Stated goal:
How many of the lines below include "this"? Give the number and no other words.
[Start Data shown]
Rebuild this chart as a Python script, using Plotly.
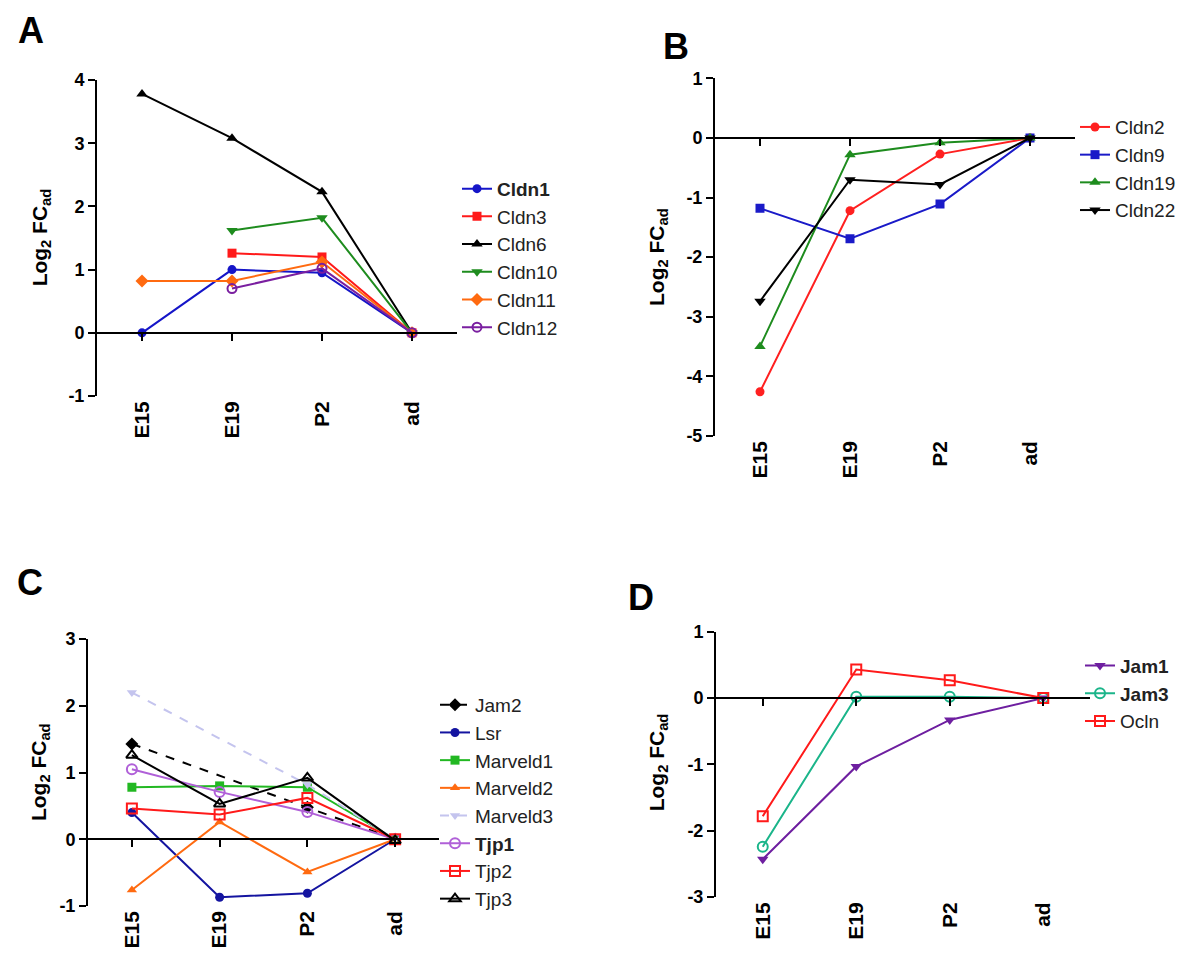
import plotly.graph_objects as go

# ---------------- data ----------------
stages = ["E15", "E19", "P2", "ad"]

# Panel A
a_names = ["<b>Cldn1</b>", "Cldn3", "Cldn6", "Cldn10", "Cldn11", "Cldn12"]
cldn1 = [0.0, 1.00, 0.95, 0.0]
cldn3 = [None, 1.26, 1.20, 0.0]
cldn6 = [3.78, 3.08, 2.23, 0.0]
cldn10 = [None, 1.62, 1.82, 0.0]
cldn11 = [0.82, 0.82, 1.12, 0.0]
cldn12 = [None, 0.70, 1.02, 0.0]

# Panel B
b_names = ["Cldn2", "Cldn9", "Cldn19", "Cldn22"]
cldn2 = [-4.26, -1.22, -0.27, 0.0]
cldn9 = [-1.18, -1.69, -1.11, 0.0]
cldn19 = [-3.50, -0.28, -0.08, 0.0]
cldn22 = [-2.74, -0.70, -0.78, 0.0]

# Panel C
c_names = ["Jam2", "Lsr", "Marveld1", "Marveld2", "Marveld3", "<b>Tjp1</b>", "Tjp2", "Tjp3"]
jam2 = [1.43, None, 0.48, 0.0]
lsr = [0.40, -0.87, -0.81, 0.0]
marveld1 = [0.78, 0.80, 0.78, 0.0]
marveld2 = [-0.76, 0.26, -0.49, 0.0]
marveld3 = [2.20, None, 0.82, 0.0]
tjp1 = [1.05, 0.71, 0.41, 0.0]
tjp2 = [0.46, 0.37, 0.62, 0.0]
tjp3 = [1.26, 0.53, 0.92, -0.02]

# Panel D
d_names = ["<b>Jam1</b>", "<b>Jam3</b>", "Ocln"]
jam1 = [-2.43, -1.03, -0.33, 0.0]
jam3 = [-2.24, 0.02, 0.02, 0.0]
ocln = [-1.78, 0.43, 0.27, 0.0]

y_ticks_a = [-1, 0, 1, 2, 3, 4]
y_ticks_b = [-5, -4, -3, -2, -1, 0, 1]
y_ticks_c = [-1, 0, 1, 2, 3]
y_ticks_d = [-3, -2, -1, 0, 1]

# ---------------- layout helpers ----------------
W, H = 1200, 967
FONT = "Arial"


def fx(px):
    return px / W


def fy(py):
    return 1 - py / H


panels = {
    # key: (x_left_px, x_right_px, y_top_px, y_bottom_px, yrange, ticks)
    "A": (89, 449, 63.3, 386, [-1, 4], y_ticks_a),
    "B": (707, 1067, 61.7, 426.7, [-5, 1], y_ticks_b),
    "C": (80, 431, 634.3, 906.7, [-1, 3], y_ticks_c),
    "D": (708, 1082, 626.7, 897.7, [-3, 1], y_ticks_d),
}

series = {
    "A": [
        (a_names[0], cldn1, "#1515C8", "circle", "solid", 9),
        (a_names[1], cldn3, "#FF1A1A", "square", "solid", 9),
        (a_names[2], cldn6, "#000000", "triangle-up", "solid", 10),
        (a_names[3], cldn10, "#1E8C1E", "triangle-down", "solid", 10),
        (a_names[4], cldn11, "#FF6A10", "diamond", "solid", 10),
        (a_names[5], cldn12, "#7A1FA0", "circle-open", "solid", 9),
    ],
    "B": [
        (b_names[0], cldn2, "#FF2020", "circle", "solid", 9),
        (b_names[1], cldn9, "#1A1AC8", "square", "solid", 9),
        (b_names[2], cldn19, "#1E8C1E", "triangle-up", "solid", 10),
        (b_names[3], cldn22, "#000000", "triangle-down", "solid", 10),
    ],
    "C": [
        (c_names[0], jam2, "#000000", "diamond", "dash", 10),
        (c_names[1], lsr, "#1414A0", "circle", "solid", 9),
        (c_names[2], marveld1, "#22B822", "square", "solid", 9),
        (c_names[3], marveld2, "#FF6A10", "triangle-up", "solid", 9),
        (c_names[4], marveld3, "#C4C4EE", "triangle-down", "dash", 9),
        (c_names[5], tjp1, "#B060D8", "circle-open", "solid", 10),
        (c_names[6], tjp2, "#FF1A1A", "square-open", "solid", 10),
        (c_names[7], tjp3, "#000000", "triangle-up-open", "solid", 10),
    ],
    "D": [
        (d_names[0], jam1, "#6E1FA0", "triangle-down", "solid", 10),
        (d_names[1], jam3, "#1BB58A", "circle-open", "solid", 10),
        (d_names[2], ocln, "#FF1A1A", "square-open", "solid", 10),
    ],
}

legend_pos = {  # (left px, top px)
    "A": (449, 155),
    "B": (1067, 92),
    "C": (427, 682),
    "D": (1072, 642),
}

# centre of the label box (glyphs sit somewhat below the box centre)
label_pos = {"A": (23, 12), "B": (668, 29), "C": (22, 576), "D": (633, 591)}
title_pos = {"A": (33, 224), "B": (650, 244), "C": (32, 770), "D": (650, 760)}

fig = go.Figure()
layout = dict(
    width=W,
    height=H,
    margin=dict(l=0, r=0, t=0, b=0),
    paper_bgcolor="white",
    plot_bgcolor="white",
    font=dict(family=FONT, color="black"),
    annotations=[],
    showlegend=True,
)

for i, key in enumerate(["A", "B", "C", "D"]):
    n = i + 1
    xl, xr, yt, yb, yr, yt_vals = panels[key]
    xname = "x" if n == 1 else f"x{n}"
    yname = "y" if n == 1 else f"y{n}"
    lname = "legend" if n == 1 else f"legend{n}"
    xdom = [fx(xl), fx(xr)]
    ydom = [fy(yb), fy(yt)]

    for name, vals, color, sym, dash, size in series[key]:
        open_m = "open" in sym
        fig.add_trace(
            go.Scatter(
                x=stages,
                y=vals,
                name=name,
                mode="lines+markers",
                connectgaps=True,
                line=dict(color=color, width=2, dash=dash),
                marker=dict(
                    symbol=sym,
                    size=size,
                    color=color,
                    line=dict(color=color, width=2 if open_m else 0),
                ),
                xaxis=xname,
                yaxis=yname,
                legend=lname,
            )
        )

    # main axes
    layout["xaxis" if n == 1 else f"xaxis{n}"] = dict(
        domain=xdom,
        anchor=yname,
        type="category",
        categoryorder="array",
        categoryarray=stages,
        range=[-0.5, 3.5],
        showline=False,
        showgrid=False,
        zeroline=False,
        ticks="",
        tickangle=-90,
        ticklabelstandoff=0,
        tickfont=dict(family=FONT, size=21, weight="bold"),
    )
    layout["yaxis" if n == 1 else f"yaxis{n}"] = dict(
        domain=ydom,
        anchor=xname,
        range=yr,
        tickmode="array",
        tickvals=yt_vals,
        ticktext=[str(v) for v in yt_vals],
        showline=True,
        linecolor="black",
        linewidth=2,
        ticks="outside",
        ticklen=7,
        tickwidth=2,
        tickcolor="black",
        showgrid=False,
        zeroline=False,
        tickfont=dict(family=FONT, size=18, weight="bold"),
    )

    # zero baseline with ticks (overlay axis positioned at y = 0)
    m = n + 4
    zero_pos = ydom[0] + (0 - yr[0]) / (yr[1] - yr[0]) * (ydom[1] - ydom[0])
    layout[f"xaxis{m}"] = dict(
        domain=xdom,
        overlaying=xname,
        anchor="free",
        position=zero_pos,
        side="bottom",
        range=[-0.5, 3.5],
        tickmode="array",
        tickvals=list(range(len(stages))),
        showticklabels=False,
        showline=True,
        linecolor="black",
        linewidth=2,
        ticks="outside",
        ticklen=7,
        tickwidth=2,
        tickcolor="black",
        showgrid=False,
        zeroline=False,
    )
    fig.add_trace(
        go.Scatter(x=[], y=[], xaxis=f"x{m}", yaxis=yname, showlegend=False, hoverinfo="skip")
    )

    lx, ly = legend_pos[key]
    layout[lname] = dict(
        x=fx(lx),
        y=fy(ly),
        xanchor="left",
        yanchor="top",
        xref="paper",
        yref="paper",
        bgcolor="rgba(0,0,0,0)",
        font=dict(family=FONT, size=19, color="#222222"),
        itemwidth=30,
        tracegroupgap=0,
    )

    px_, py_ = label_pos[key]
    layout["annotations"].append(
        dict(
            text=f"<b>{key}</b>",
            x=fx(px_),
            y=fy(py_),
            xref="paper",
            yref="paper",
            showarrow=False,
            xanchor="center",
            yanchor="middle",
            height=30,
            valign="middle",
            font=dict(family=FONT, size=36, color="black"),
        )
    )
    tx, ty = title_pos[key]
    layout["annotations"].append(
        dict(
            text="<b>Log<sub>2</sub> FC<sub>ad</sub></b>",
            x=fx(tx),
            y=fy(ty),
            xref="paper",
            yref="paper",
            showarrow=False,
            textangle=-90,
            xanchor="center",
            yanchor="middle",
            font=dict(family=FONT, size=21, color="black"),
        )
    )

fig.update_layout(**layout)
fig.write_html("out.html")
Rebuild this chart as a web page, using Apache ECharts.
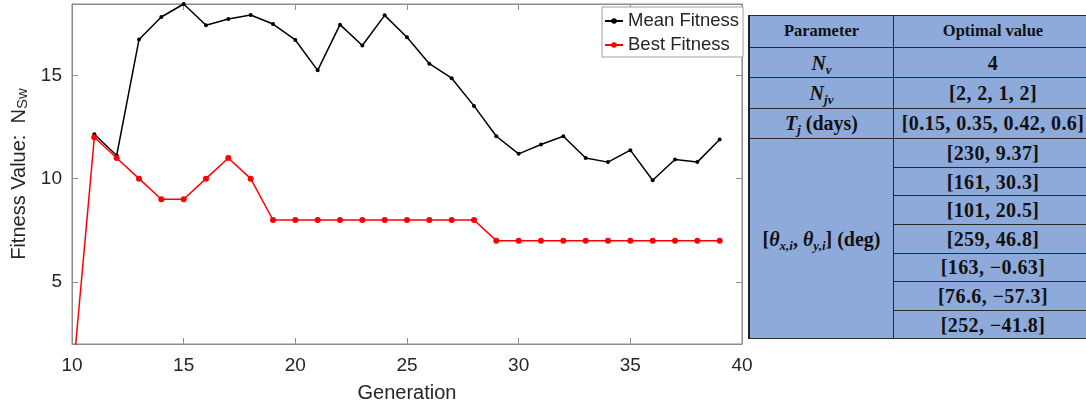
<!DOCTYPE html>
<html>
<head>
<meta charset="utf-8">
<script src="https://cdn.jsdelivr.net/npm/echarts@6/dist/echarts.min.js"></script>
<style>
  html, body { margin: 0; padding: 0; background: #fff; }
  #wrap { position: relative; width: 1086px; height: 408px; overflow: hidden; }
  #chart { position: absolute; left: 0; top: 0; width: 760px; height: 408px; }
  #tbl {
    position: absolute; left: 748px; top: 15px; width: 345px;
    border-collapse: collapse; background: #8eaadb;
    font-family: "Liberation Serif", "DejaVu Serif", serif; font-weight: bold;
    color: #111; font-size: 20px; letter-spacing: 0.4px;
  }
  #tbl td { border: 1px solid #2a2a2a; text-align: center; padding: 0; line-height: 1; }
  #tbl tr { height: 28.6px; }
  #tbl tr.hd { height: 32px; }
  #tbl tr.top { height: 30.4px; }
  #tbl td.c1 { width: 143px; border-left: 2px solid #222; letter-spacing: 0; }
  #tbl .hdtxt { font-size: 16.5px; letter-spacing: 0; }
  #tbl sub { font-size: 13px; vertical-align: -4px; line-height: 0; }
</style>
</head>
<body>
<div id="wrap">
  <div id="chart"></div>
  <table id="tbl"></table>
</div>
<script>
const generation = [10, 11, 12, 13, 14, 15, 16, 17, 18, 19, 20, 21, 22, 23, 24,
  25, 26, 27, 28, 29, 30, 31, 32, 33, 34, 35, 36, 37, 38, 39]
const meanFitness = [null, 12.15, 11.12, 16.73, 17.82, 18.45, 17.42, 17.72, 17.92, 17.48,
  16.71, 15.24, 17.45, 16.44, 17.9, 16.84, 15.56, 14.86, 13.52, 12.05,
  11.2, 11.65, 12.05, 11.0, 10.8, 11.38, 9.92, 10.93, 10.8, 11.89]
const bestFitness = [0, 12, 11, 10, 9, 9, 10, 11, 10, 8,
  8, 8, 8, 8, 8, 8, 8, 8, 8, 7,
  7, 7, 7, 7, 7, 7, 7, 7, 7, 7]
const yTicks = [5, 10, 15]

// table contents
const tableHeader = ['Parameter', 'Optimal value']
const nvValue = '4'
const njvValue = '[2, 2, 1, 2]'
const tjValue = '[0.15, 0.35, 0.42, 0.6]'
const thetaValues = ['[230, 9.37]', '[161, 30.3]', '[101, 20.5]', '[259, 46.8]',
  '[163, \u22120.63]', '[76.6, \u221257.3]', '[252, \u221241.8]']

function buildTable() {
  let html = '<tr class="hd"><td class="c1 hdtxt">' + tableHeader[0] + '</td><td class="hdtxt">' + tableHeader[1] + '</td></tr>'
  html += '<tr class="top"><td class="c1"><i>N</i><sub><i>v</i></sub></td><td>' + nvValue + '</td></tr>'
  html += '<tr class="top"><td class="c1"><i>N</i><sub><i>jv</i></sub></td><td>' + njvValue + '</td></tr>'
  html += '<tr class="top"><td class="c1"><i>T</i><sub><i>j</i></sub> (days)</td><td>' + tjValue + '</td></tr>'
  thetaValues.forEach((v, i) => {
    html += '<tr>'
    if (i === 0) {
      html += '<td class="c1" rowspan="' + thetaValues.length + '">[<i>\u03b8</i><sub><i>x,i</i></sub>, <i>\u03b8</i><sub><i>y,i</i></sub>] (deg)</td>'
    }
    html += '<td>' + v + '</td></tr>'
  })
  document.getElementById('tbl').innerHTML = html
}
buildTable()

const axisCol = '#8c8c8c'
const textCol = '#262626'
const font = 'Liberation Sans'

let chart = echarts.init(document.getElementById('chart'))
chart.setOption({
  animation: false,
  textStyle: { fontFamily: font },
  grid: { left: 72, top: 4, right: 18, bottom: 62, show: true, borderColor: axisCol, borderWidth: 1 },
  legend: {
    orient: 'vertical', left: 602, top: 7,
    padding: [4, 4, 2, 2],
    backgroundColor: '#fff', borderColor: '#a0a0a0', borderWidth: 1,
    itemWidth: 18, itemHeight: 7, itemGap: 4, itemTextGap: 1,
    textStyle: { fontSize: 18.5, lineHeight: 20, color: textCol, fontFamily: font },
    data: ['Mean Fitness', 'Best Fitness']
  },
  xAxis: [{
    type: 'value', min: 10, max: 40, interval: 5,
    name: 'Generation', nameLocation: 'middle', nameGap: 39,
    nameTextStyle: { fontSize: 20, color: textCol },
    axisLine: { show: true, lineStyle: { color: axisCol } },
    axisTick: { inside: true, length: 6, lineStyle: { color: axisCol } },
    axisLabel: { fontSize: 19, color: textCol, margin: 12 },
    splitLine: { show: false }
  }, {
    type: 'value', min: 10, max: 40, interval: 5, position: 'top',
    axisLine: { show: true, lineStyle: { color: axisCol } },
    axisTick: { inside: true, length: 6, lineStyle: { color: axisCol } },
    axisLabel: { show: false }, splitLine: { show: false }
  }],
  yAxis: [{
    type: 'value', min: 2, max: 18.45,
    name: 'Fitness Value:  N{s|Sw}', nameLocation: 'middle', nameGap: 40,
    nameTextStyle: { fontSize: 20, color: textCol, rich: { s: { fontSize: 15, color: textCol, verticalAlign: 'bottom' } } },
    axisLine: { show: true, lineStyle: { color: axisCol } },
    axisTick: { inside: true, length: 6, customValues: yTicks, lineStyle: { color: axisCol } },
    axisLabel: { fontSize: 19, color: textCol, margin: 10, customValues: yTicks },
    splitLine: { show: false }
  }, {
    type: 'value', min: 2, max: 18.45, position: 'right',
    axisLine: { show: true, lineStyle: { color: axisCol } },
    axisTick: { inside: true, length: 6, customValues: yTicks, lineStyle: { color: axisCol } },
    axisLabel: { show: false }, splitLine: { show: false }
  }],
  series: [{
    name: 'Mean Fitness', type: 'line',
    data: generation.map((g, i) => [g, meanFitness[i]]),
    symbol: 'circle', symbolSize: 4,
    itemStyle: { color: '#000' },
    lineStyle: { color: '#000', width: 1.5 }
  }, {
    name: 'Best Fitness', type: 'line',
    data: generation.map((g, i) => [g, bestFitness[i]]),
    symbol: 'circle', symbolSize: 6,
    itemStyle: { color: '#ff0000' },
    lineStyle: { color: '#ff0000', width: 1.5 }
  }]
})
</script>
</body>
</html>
[End Data shown]
Full output:
2